To Be at a Crossroad…
The way our lives flow through time and the repitition that each of us encounter, day after day, tends to blur the multitude of crossroads that we reach and the different decisions that we make at each of these crossroads.
In a sense, this is what it’s like to walk around a crowded city like New York City. There are turns everywhere and roads and alleys which lead to every nook of the city. But by design, it’s never difficult to get back to where you were in case you do make the wrong choice and turn down the wrong road…these decisions come in passing and perhaps you don’t even think about it.

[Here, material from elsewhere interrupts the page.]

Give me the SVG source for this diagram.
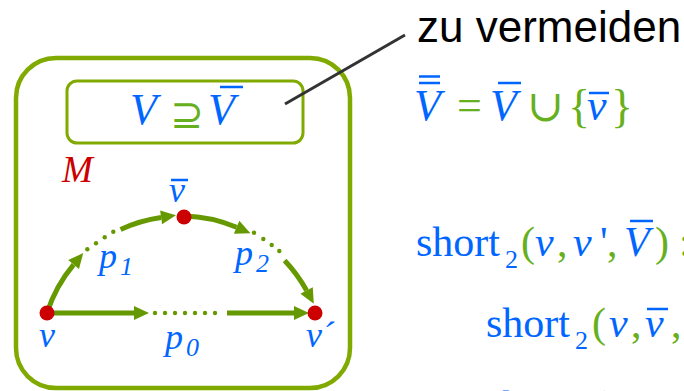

But in every life, there are milestones that approach and crossroads that split into two clearly defined paths with no readily apparent way back to where you started. Looking down either road at this intersection, we imagine ourselves in the future and what it would be like to take either path. Will we be fortunate and meet success or will it come to be that our decision haunt us in our dreams? The decision is never easy as unlike a city street, it may be miles before we reach the U-turn.
I’ve felt this rarely in my near 25 years of life. Even marriage was an easy and natural decision for me. And now such a decision weighs on me with a paralyzing force; I just don’t know what to do. I am comfortable, but not completely satisfied. My sensible side tells me to continue on the path that I have taken. The dreamer in me tells me to ditch the map and head into the unknown.
Ah, to be at a crossroad in life, to be at once filled with hope and fear as well.